Judging the Royals

The Royals play Royals baseball and win; but can they do it again Tuesday?

The Royals celebrated a 7-3 win over the Tampa Bay Rays on Monday.
The Royals celebrated a 7-3 win over the Tampa Bay Rays on Monday. The Associated Press

Before the 2017 season began, the Royals talked about scoring more runs by hitting more homers.

So far, that plan has not worked out.

We’re nine games away from the 40-game benchmark that Dayton Moore says he uses to assess a team, and the Royals are currently second-to-last in home runs and dead last in runs scored.

Standing around waiting for someone to hit a bomb is not how this team won two consecutive American League Championships and one World Series.

But the game the Royals played on Monday night against the Tampa Bay Rays looked more familiar.

Why trying to hit home runs doesn’t work

Fred McGriff was once asked how he hit 30 home runs a season on such a regular basis — he did it 10 times — and McGriff said there was a certain pitch in a certain location that he would hit out of the park and 30 times a year some pitcher would throw it to him.

That answer is revealing.

McGriff was saying there’s no point in trying to hit home runs; if you don’t get the right pitch you can’t do it and if you do get the right pitch the ball will go out on its own.

Just look at Drew Butera’s third-inning inning homer on Monday night.

Drew was in a 3-1 count and obviously looking for a fastball. He got one on the inside part of the plate, pulled his hands in to get the bat head to the ball and — bang — the ball left the park.

Butera homered because he got the right pitch.

This season too many Royals players have been trying to hit home runs on the wrong pitch and Royals fans know how that’s worked out.

Home runs can certainly come in handy and nobody is going to turn one down, but there’s a difference between trying to hit a home run and letting yourself hit a home run.

The Royals kept the line moving and scored six more runs

In 2014 and 2015, fans became familiar with the Royals “keep the line moving” offensive philosophy.

It’s just what it sounds like; you don’t have to do it all yourself, just find a way to get on base and keep the line moving. With the exception of the Butera homer, that’s just what the Royals did on Monday night and it led to six more runs.

But for that philosophy to work, everybody’s got to buy in.

To keep the line moving you need a string of good things happening and if one guy decides to be a hero — which we’ve seen all too often this season — the chain can break.

On Monday night, the Royals kept the line moving.
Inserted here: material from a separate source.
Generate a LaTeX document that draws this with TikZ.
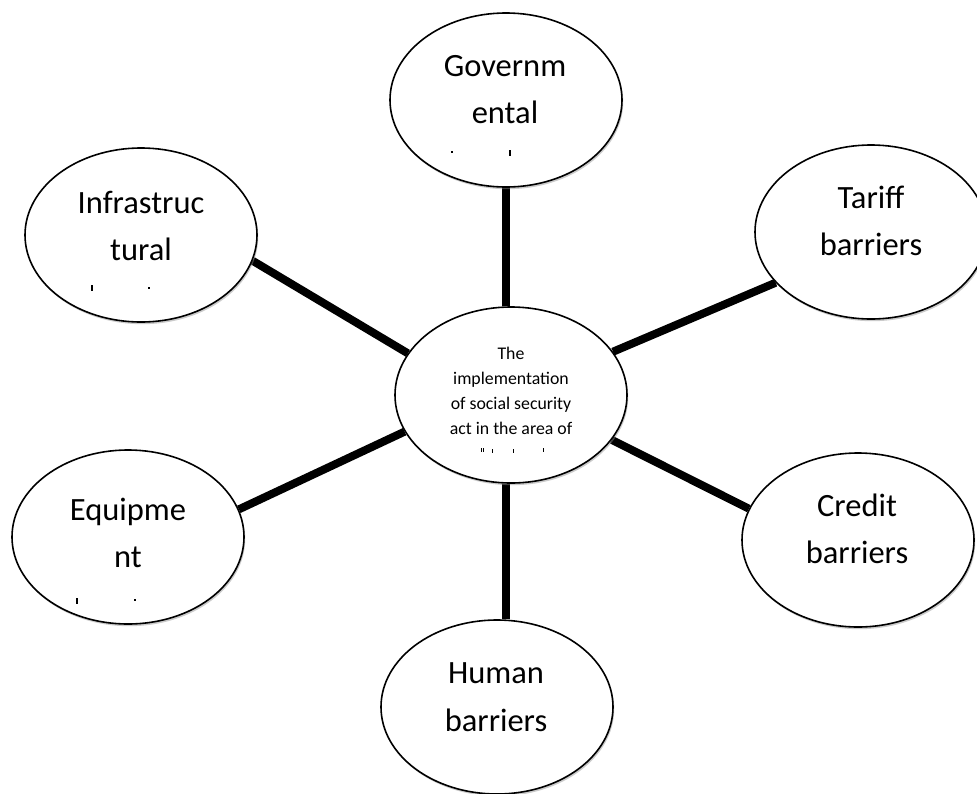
\documentclass[tikz,border=0pt]{standalone}
\usepackage{fontspec}
\setmainfont{Carlito}
\usetikzlibrary{shapes.geometric,shadows,backgrounds}
\begin{document}
\begin{tikzpicture}[x=1pt,y=-1pt,
  ell/.style={ellipse, draw=black, line width=1.6pt, fill=white,
    minimum width=232pt, minimum height=174pt, inner sep=0pt,
    drop shadow={shadow xshift=1.2pt, shadow yshift=-2.2pt, fill=black!45, opacity=.45}},
  lbl/.style={align=center, inner sep=0pt, font=\fontsize{32.5}{47.5}\selectfont},
  clbl/.style={align=center, inner sep=0pt, font=\fontsize{17.8}{25}\selectfont},
  link/.style={line width=8pt, black},
  frag/.style={fill=black}]
\useasboundingbox (0,0) rectangle (977,793);

% ellipses
\node[ell] (gov) at (506,100) {};
\node[ell] (inf) at (141,235) {};
\node[ell] (tar) at (871,232) {};
\node[ell, minimum height=176pt] (ctr) at (511,395) {};
\node[ell] (equ) at (128,537) {};
\node[ell] (cre) at (858,540) {};
\node[ell] (hum) at (497,707) {};

% connectors
\begin{pgfonlayer}{background}
\fill[white] (0,0) rectangle (977,793);
\draw[link] (gov.south) -- (gov.south |- ctr.north);
\draw[link] (ctr.south -| gov.south) -- (hum.north -| gov.south);
\draw[link] (inf.-13) -- (ctr.158.5);
\draw[link] (equ.14.5) -- (ctr.199.2);
\draw[link] (tar.208.4) -- (ctr.23.8);
\draw[link] (cre.164.4) -- (ctr.-24);
\end{pgfonlayer}

% texts
\node[lbl] (tgov) at (505,89.5) {Governm\\ental};
\node[lbl] (tinf) at (141,226) {Infrastruc\\tural};
\node[lbl] (ttar) at (871,221) {Tariff\\barriers};
\node[lbl] (tequ) at (128,533) {Equipme\\nt};
\node[lbl] (tcre) at (857,529) {Credit\\barriers};
\node[lbl] (thum) at (496,697) {Human\\barriers};
\node[clbl] (tctr) at (511,391) {The\\implementation\\of social security\\act in the area of};

% clipped fragments of hidden text lines
\fill[frag] (451,151) rectangle (453.2,153.2);
\fill[frag] (508.5,149.5) rectangle (510.7,155.5);
\fill[frag] (91,284.5) rectangle (93.2,290.5);
\fill[frag] (148,287) rectangle (150.2,289.2);
\fill[frag] (76,598) rectangle (78.2,604);
\fill[frag] (134,599) rectangle (136.2,601.2);
\fill[frag] (480.5,448) rectangle (481.7,452);
\fill[frag] (483,448) rectangle (484.2,452);
\fill[frag] (491.5,449) rectangle (492.7,452.5);
\fill[frag] (512.5,449) rectangle (513.7,452.5);
\fill[frag] (542.5,448) rectangle (543.7,452);
\end{tikzpicture}
\end{document}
The Royals pressured the Rays defense

In the third inning, with Alcides Escobar on second base, Lorenzo Cain hit a groundball up the middle.
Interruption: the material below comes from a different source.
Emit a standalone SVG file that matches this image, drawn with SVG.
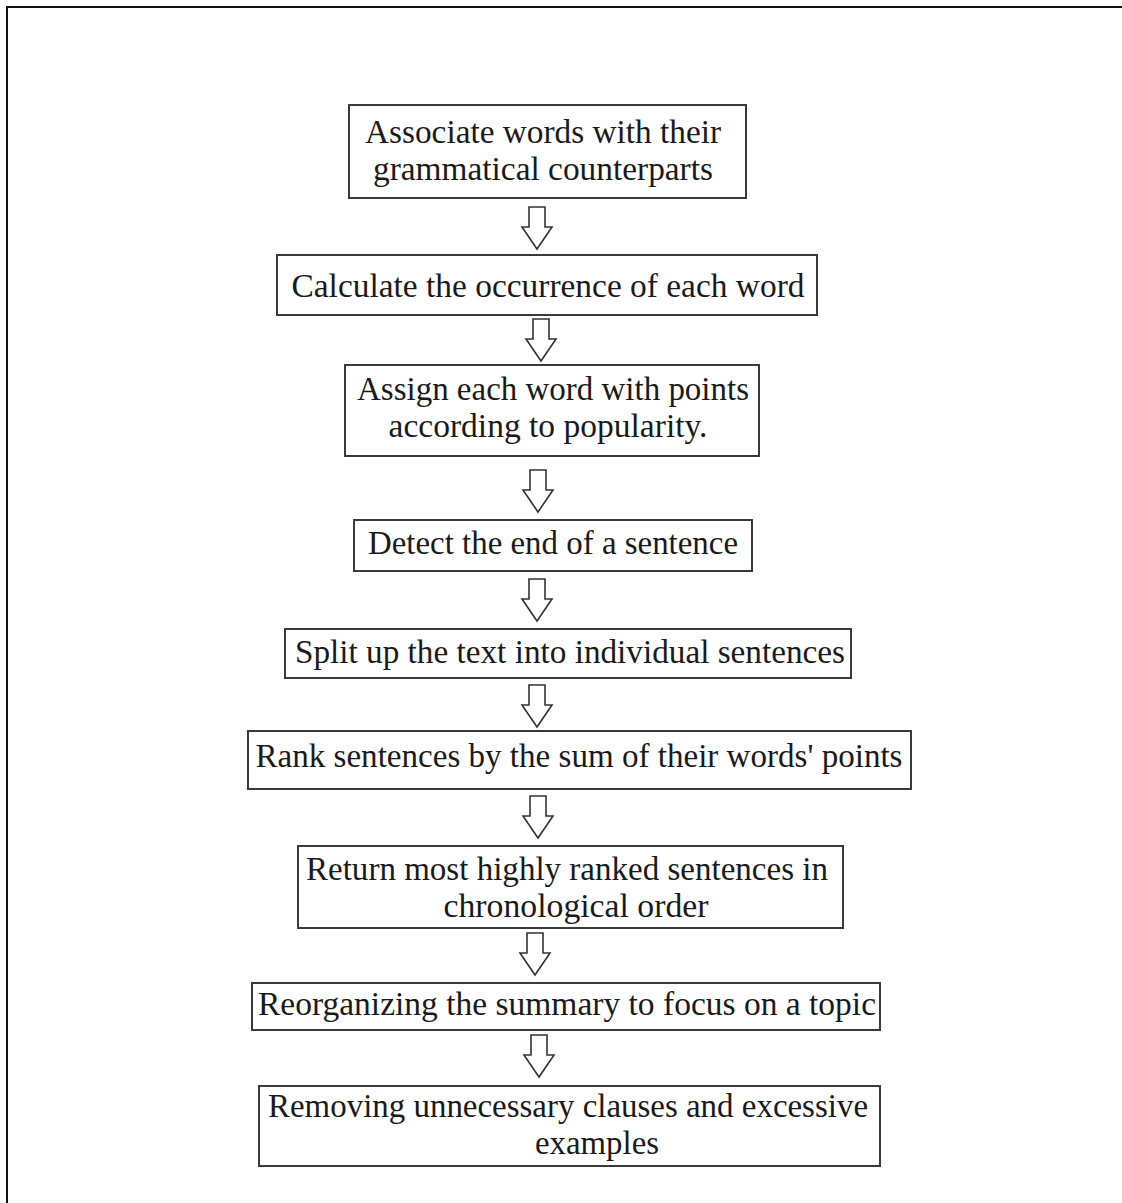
<svg xmlns="http://www.w3.org/2000/svg" width="1122" height="1203" viewBox="0 0 1122 1203">
  <style>
    .box { fill: #ffffff; stroke: #3a3a3a; stroke-width: 2; }
    .lbl { font-family: "Liberation Serif", "Times New Roman", serif; font-size: 34px; fill: #1a1a1a; text-anchor: middle; }
    .arr { fill: #ffffff; stroke: #333333; stroke-width: 1.6; stroke-linejoin: miter; }
    .frame { stroke: #111111; stroke-width: 2; fill: none; }
  </style>
  <defs>
    <!-- hollow block arrow pointing down, origin at top centre -->
    <path id="down" d="M -8 0 H 8 V 20 H 15 L 0 42 L -15 20 H -8 Z"/>
  </defs>
  <rect width="1122" height="1203" fill="#ffffff"/>
  <!-- page frame (top and left edges) -->
  <path class="frame" d="M 7 1203 V 7 H 1122"/>

  <g id="connectors">
    <use href="#down" class="arr" x="537" y="207"/>
    <use href="#down" class="arr" x="541" y="319"/>
    <use href="#down" class="arr" x="538" y="470"/>
    <use href="#down" class="arr" x="537" y="579"/>
    <use href="#down" class="arr" x="537" y="685"/>
    <use href="#down" class="arr" x="538" y="796"/>
    <use href="#down" class="arr" x="535" y="933"/>
    <use href="#down" class="arr" x="539" y="1035"/>
  </g>

  <g id="n1">
    <rect class="box" x="349" y="105" width="397" height="93"/>
    <text class="lbl" x="543" y="143" textLength="356" lengthAdjust="spacingAndGlyphs">Associate words with their</text>
    <text class="lbl" x="543" y="180" textLength="340" lengthAdjust="spacingAndGlyphs">grammatical counterparts</text>
  </g>
  <g id="n2">
    <rect class="box" x="277" y="255" width="540" height="60"/>
    <text class="lbl" x="548" y="297" textLength="513" lengthAdjust="spacingAndGlyphs">Calculate the occurrence of each word</text>
  </g>
  <g id="n3">
    <rect class="box" x="345" y="365" width="414" height="91"/>
    <text class="lbl" x="553" y="400" textLength="392" lengthAdjust="spacingAndGlyphs">Assign each word with points</text>
    <text class="lbl" x="548" y="437" textLength="319" lengthAdjust="spacingAndGlyphs">according to popularity.</text>
  </g>
  <g id="n4">
    <rect class="box" x="354" y="520" width="398" height="51"/>
    <text class="lbl" x="553" y="554" textLength="370" lengthAdjust="spacingAndGlyphs">Detect the end of a sentence</text>
  </g>
  <g id="n5">
    <rect class="box" x="285" y="629" width="566" height="49"/>
    <text class="lbl" x="570" y="663" textLength="550" lengthAdjust="spacingAndGlyphs">Split up the text into individual sentences</text>
  </g>
  <g id="n6">
    <rect class="box" x="248" y="731" width="663" height="58"/>
    <text class="lbl" x="579" y="767" textLength="647" lengthAdjust="spacingAndGlyphs">Rank sentences by the sum of their words' points</text>
  </g>
  <g id="n7">
    <rect class="box" x="298" y="846" width="545" height="82"/>
    <text class="lbl" x="567" y="880" textLength="522" lengthAdjust="spacingAndGlyphs">Return most highly ranked sentences in</text>
    <text class="lbl" x="576" y="917" textLength="265" lengthAdjust="spacingAndGlyphs">chronological order</text>
  </g>
  <g id="n8">
    <rect class="box" x="252" y="983" width="628" height="47"/>
    <text class="lbl" x="567" y="1015" textLength="618" lengthAdjust="spacingAndGlyphs">Reorganizing the summary to focus on a topic</text>
  </g>
  <g id="n9">
    <rect class="box" x="259" y="1086" width="621" height="80"/>
    <text class="lbl" x="568" y="1117" textLength="600" lengthAdjust="spacingAndGlyphs">Removing unnecessary clauses and excessive</text>
    <text class="lbl" x="597" y="1154" textLength="124" lengthAdjust="spacingAndGlyphs">examples</text>
  </g>
</svg>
Rays center fielder Kevin Kiermaier charged the ball and in his haste to throw Esky out at the plate, managed to miss the ball entirely. The ball rolled toward the fence while Cain circled the bases.

Some errors are random — a guy just gets sloppy — but other errors are forced.

Teams that get the ball in play and run the bases aggressively can force errors, passed balls and wild pitches. On Monday night, the Royals ran aggressively, stole four bases and four Tampa Bay errors led to four Kansas City runs.

On Monday night, the Royals looked like the aggressive, opportunistic team that won it all two seasons ago.

But can the Royals play like this consistently?

No game rewards consistency like baseball.

Knowing how you want to play the game and using that approach to grind your way through a season is how you become a winning team.

At times the 2017 Royals have looked like the championship teams that pitched well, played great defense, got the ball in play and ran like hell.

At other times the 2017 Royals have looked like a team that’s swinging for the fences, striking out in crucial spots, losing focus on defense and making bad pitches when it matters most.

On Monday night, the Royals played Royals baseball and beat the Rays 7-3, but can they be consistent and do it again Tuesday?

Game time is 6:15 p.m.; tune in and see what happens.